An utility-driven routing scheme for scaling multicast applications

Abstract

Multicast is a common platform for supporting group communication applications, such as IPTV, multimedia content delivery, and location-based advertisements. Distributed hash table (DHT) based overlay networks such as Chord and CAN presents a popular distributed computing architecture for multicast applications. However, existing research efforts have been mostly dedicated to efficient message delivery techniques to alleviate the influence of network dynamics on geo-distance based routing, such as reducing the delivery path length or optimizing routing path by utilizing network locality. In this paper, we argue that the geo-distance based routing protocols used in existing overlay networks are inefficient in terms of both resource use and environmental accommodation for multicast applications. We devise a utility driven routing scheme to improve the routing efficiency with three unique features. First, our utility function is defined based on a careful combination of hop counts and routing path latency.

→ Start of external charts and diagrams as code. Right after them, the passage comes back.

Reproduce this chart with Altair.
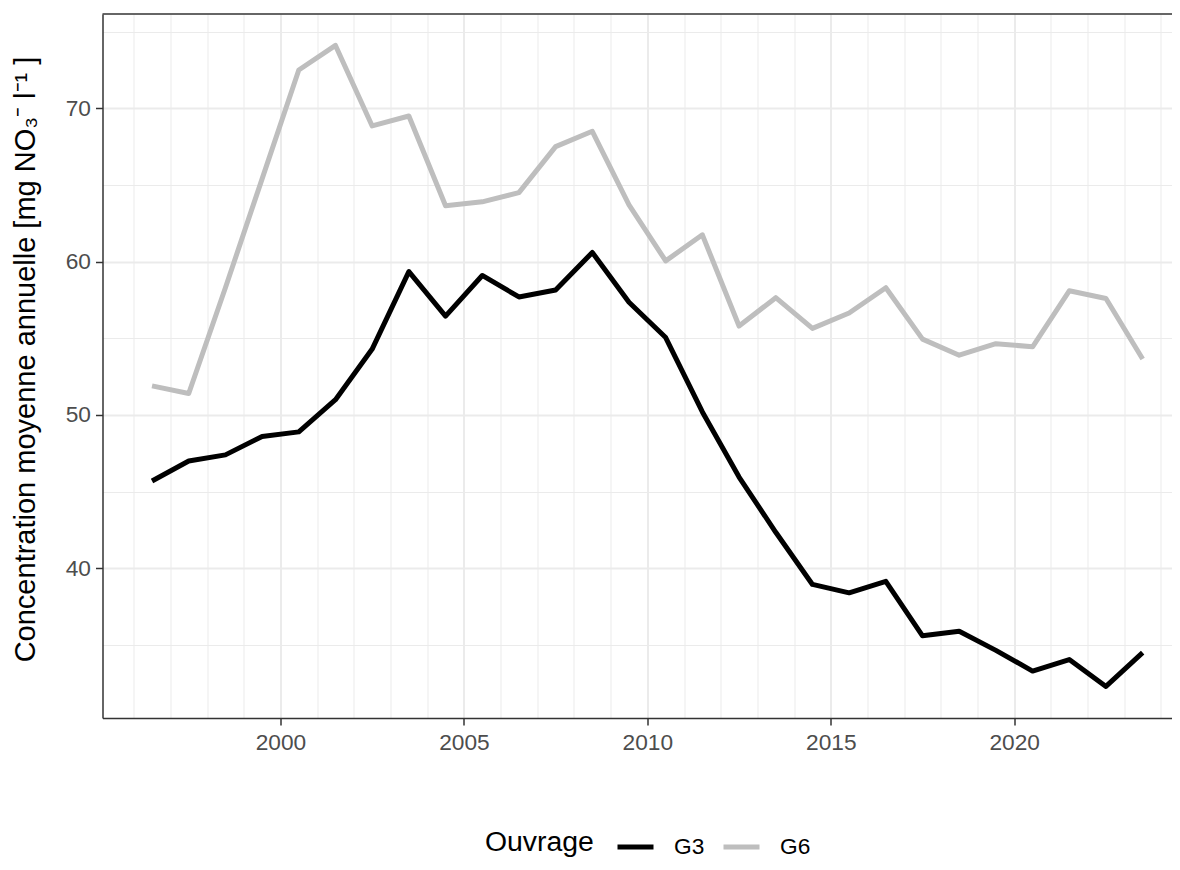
import altair as alt
import pandas as pd

YEARS = [1996.5, 1997.5, 1998.5, 1999.5, 2000.5, 2001.5, 2002.5, 2003.5, 2004.5, 2005.5,
         2006.5, 2007.5, 2008.5, 2009.5, 2010.5, 2011.5, 2012.5, 2013.5, 2014.5, 2015.5,
         2016.5, 2017.5, 2018.5, 2019.5, 2020.5, 2021.5, 2022.5, 2023.5]
G3 = [45.7, 47.0, 47.4, 48.6, 48.9, 51.0, 54.3, 59.35, 56.45, 59.1,
      57.7, 58.15, 60.6, 57.35, 55.05, 50.2, 45.95, 42.35, 38.95, 38.4,
      39.15, 35.6, 35.9, 34.65, 33.3, 34.05, 32.3, 34.5]
G6 = [51.9, 51.4, 58.3, 65.4, 72.5, 74.1, 68.85, 69.5, 63.65, 63.9,
      64.5, 67.5, 68.5, 63.7, 60.05, 61.75, 55.8, 57.65, 55.65, 56.65,
      58.3, 54.95, 53.9, 54.65, 54.45, 58.1, 57.6, 53.65]
SERIES = ["G3", "G6"]
COLORS = ["#000000", "#BEBEBE"]
X_TICKS = list(range(1996, 2025))
Y_TICKS = [35, 40, 45, 50, 55, 60, 65, 70, 75]
X_DOMAIN = [1995.15, 2024.30]
Y_DOMAIN = [30.24, 76.15]

rows = []
for name, vals in zip(SERIES, [G3, G6]):
    for yr, v in zip(YEARS, vals):
        rows.append({"annee": yr, "conc": v, "Ouvrage": name})
df = pd.DataFrame(rows)

FONT = "Liberation Sans"
W = 1069.5
H = 704

x_axis = alt.Axis(
    values=X_TICKS, format="d",
    labelExpr="datum.value % 5 === 0 ? datum.label : ''",
    title=None, labelFont=FONT, labelFontSize=22.7, labelColor="#4D4D4D",
    labelPadding=6, tickSize=7, tickColor="#333333", tickWidth=1.5,
    tickOpacity={"condition": {"test": "datum.value % 5 === 0", "value": 1}, "value": 0},
    domainColor="#333333", domainWidth=1.5,
    grid=True, gridColor="#EBEBEB",
    gridWidth={"condition": {"test": "datum.value % 5 === 0", "value": 2}, "value": 1},
    labelFlush=False, labelOverlap=False,
)
y_axis = alt.Axis(
    values=Y_TICKS,
    labelExpr="datum.value % 10 === 0 ? datum.label : ''",
    title="Concentration moyenne annuelle [mg NO\u2083\u207b  l\u207b\u00b9 ]",
    titleFont=FONT, titleFontSize=29, titleFontWeight="normal", titleColor="#000000",
    titleAngle=270, titleX=-68.5, titleY=345, titleAlign="center", titleBaseline="alphabetic",
    labelFont=FONT, labelFontSize=22.7, labelColor="#4D4D4D", labelPadding=5,
    tickSize=7, tickColor="#333333", tickWidth=1.5,
    tickOpacity={"condition": {"test": "datum.value % 10 === 0", "value": 1}, "value": 0},
    domainColor="#333333", domainWidth=1.5,
    grid=True, gridColor="#EBEBEB",
    gridWidth={"condition": {"test": "datum.value % 10 === 0", "value": 2}, "value": 1},
    labelFlush=False, labelOverlap=False,
)

lines = alt.Chart(df).mark_line(strokeWidth=5, strokeJoin="round", strokeCap="butt").encode(
    x=alt.X("annee:Q", scale=alt.Scale(domain=X_DOMAIN, nice=False, zero=False), axis=x_axis),
    y=alt.Y("conc:Q", scale=alt.Scale(domain=Y_DOMAIN, nice=False, zero=False), axis=y_axis),
    color=alt.Color(
        "Ouvrage:N",
        scale=alt.Scale(domain=SERIES, range=COLORS),
        legend=alt.Legend(
            orient="none", legendX=382.5, legendY=812, direction="horizontal",
            titleOrient="left", titleAnchor="middle", titleBaseline="middle",
            titleFont=FONT, titleFontSize=28.4, titleFontWeight="normal", titleColor="#000000",
            titlePadding=21, labelFont=FONT, labelFontSize=22.7, labelColor="#000000",
            labelOffset=18, columnPadding=8, symbolType="stroke", symbolSize=1296,
            symbolStrokeWidth=5, padding=0,
        ),
    ),
    order=alt.Order("annee:Q"),
)

top_border = alt.Chart(pd.DataFrame({"v": [Y_DOMAIN[1]]})).mark_rule(
    color="#333333", strokeWidth=1.5
).encode(y=alt.Y("v:Q"))

chart = alt.layer(lines, top_border).properties(
    width=W, height=H,
    autosize=alt.AutoSizeParams(type="none"),
    padding={"left": 94.5, "top": 6, "right": 0, "bottom": 144},
    background="#FFFFFF",
).configure_view(stroke="transparent", strokeWidth=0)

chart.save("out.html", embed_options={"renderer": "svg", "actions": False})
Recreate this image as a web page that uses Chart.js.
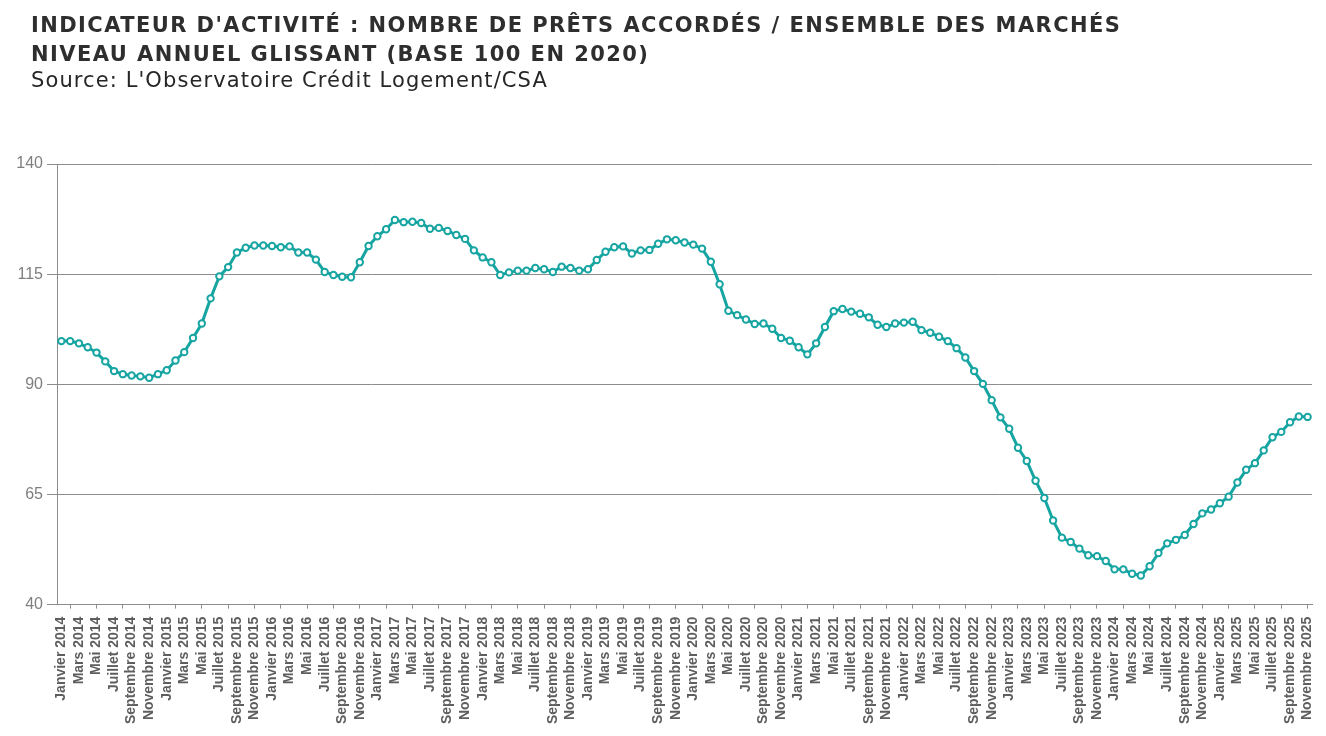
<!DOCTYPE html>
<html>
<head>
<meta charset="utf-8">
<script src="https://cdn.jsdelivr.net/npm/chart.js@4"></script>
<style>
  html, body { margin: 0; padding: 0; background: #fff; }
  #wrap { width: 1326px; height: 736px; position: relative; }
  .title {
    position: absolute; left: 31px; top: 11px; margin: 0;
    font-family: "DejaVu Sans", Verdana, sans-serif; font-size: 21px; font-weight: bold;
    line-height: 29px; letter-spacing: 1.43px; color: #2e2e2e; white-space: nowrap;
  }
  .source {
    position: absolute; left: 31px; top: 65.5px; margin: 0;
    font-family: "DejaVu Sans", Verdana, sans-serif; font-size: 21px; font-weight: normal;
    line-height: 29px; letter-spacing: 1.1px; color: #262626; white-space: nowrap;
  }
</style>
</head>
<body>
<div id="wrap">
  <canvas id="myChart"></canvas>
  <div class="title">INDICATEUR D'ACTIVITÉ : NOMBRE DE PRÊTS ACCORDÉS / ENSEMBLE DES MARCHÉS<br>NIVEAU ANNUEL GLISSANT (BASE 100 EN 2020)</div>
  <div class="source">Source: L'Observatoire Crédit Logement/CSA</div>
</div>
<script>
const monthNames = ["Janvier", "Février", "Mars", "Avril", "Mai", "Juin",
  "Juillet", "Août", "Septembre", "Octobre", "Novembre", "Décembre"];
const years = [2014, 2015, 2016, 2017, 2018, 2019, 2020, 2021, 2022, 2023, 2024, 2025];
const monthsInLastYear = 11; // jusqu'à novembre 2025

const yTicks = [40, 65, 90, 115, 140];

// indice (base 100 en 2020), janvier 2014 -> novembre 2025
const values = [
  99.8, 99.8, 99.3, 98.4, 97.2, 95.2, 93.0, 92.3, 92.0, 91.8, 91.5, 92.3,
  93.2, 95.4, 97.3, 100.5, 103.8, 109.5, 114.5, 116.6, 119.9, 121.0, 121.5, 121.5,
  121.4, 121.1, 121.3, 119.9, 119.9, 118.3, 115.5, 114.8, 114.4, 114.3, 117.7, 121.4,
  123.6, 125.2, 127.3, 126.8, 126.9, 126.6, 125.3, 125.5, 124.8, 123.9, 123.0, 120.4,
  118.8, 117.7, 114.8, 115.4, 115.8, 115.8, 116.4, 116.1, 115.5, 116.7, 116.4, 115.8,
  116.1, 118.2, 120.1, 121.1, 121.3, 119.7, 120.4, 120.5, 121.9, 122.9, 122.7, 122.2,
  121.7, 120.8, 117.8, 112.7, 106.7, 105.7, 104.7, 103.7, 103.8, 102.6, 100.5, 99.9,
  98.4, 96.8, 99.3, 103.0, 106.6, 107.1, 106.5, 106.0, 105.2, 103.5, 103.0, 103.8,
  104.0, 104.2, 102.3, 101.7, 100.8, 99.8, 98.2, 96.1, 93.0, 90.1, 86.4, 82.5,
  79.9, 75.6, 72.6, 68.1, 64.2, 59.1, 55.2, 54.2, 52.7, 51.2, 51.0, 49.9,
  48.0, 48.0, 47.0, 46.6, 48.7, 51.7, 53.9, 54.7, 55.8, 58.3, 60.7, 61.6,
  63.0, 64.5, 67.7, 70.6, 72.1, 75.0, 78.0, 79.2, 81.4, 82.7, 82.6
];

const labels = [];
years.forEach((y, yi) => {
  const n = yi === years.length - 1 ? monthsInLastYear : 12;
  monthNames.slice(0, n).forEach((m) => labels.push(m + " " + y));
});

const teal = "#17a5a2";
const gridGray = "#8c8c8c";

const ctx = document.getElementById("myChart").getContext("2d");
const myLineChart = new Chart(ctx, {
  type: "line",
  data: {
    labels: labels,
    datasets: [
      {
        label: "Nombre de prêts accordés",
        data: values,
        borderColor: teal,
        borderWidth: 3,
        pointBackgroundColor: "#ffffff",
        pointBorderColor: teal,
        pointBorderWidth: 2,
        pointRadius: 3.2,
        tension: 0,
      },
    ],
  },
  options: {
    responsive: true,
    maintainAspectRatio: false,
    animation: false,
    layout: { padding: { left: 16, right: 14, bottom: 4, top: 164 } },
    plugins: {
      legend: { display: false },
      tooltip: { enabled: false },
    },
    scales: {
      x: {
        offset: true,
        afterFit: (scale) => { scale.paddingRight = 0; scale.paddingLeft = 0; },
        grid: {
          display: true,
          offset: false,
          drawOnChartArea: false,
          tickLength: 4,
          color: (c) => (c.index % 3 === 1 ? gridGray : "rgba(0,0,0,0)"),
        },
        border: { display: true, color: gridGray },
        ticks: {
          autoSkip: false,
          maxRotation: 90,
          minRotation: 90,
          padding: 8,
          color: "#5e5e5e",
          font: { family: "'Liberation Sans'", size: 14, weight: "bold" },
          callback: function (val, index) {
            return index % 2 === 0 ? this.getLabelForValue(val) : "";
          },
        },
      },
      y: {
        min: 40,
        max: 140,
        afterFit: (scale) => { scale.width = 41; },
        afterBuildTicks: (scale) => {
          scale.ticks = yTicks.map((v) => ({ value: v }));
        },
        grid: { color: gridGray, tickLength: 10 },
        border: { display: true, color: gridGray },
        ticks: {
          padding: 4,
          color: "#7f7f7f",
          font: { family: "'Liberation Sans'", size: 16 },
        },
      },
    },
  },
});
</script>
</body>
</html>
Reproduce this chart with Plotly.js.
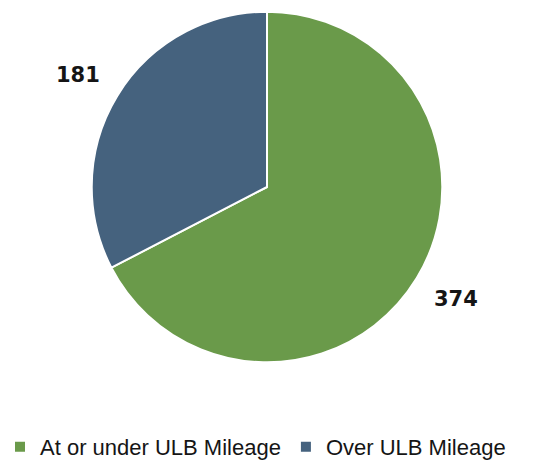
<!DOCTYPE html>
<html>
<head>
<meta charset="utf-8">
<script src="https://cdn.plot.ly/plotly-3.0.1.min.js"></script>
<style>html,body{margin:0;padding:0;background:#fff;}#chart{width:533px;height:468px;}</style>
</head>
<body>
<div id="chart"></div>
<script>
var categories = ["At or under ULB Mileage", "Over ULB Mileage"];
var values = [374, 181];
var colors = ["#6a9a4a", "#45627e"];

var W = 533, H = 468;
var dom = {x: [88 / W, 446 / W], y: [97 / H, 456 / H]};

// label placement from the slice mid-angles
var total = values.reduce(function (a, b) { return a + b; }, 0);
var cxPx = (dom.x[0] + dom.x[1]) / 2 * W;
var cyPx = (dom.y[0] + dom.y[1]) / 2 * H; // from bottom
var R = Math.min((dom.x[1] - dom.x[0]) * W, (dom.y[1] - dom.y[0]) * H) / 2;
var rL = R * 1.235;
var annotations = [];
var cum = 0;
values.forEach(function (v, i) {
  var mid = (cum + v / 2) / total * 2 * Math.PI;
  cum += v;
  annotations.push({
    xref: "paper", yref: "paper",
    x: (cxPx + rL * Math.sin(mid)) / W,
    y: (cyPx + rL * Math.cos(mid)) / H,
    text: "<b>" + v + "</b>",
    showarrow: false,
    xanchor: "center", yanchor: "middle",
    font: {family: "DejaVu Sans", size: 21, color: "#151515"}
  });
});

var data = [{
  type: "pie",
  labels: categories,
  values: values,
  sort: false,
  direction: "clockwise",
  rotation: 0,
  textinfo: "none",
  marker: {colors: colors, line: {color: "#ffffff", width: 2}},
  domain: dom,
  hoverinfo: "label+value"
}];

var layout = {
  width: W, height: H,
  margin: {l: 0, r: 0, t: 0, b: 0},
  paper_bgcolor: "#ffffff",
  showlegend: true,
  legend: {
    orientation: "h",
    x: 0, xanchor: "left",
    y: 0.022, yanchor: "middle",
    font: {family: "Liberation Sans", size: 22, color: "#151515"},
    itemwidth: 30
  },
  annotations: annotations
};

Plotly.newPlot("chart", data, layout, {displayModeBar: false, staticPlot: true});
</script>
</body>
</html>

Second, we use CAN-like routing as an example and extend it by utilizing shortcuts to reduce the routing path length and by introducing a utility function to combine path latency with geo-distance based metric in determining the near-optimal route for each routing request. Third and most importantly, our utility function is designed by using a tunable influence parameter to allow nodes to adaptively make the most promising routing decision according to their specific network state and circumstances, such as overlay connectivity and next hop latency. Our experimental evaluation shows that the utility-driven routing scheme is highly scalable and efficient compared to existing geo-distance based routing protocols and demonstrates that by combining shortcuts, path latency with geo-distance can effectively enhance the multicast delivery efficiency for large scale group communication applications.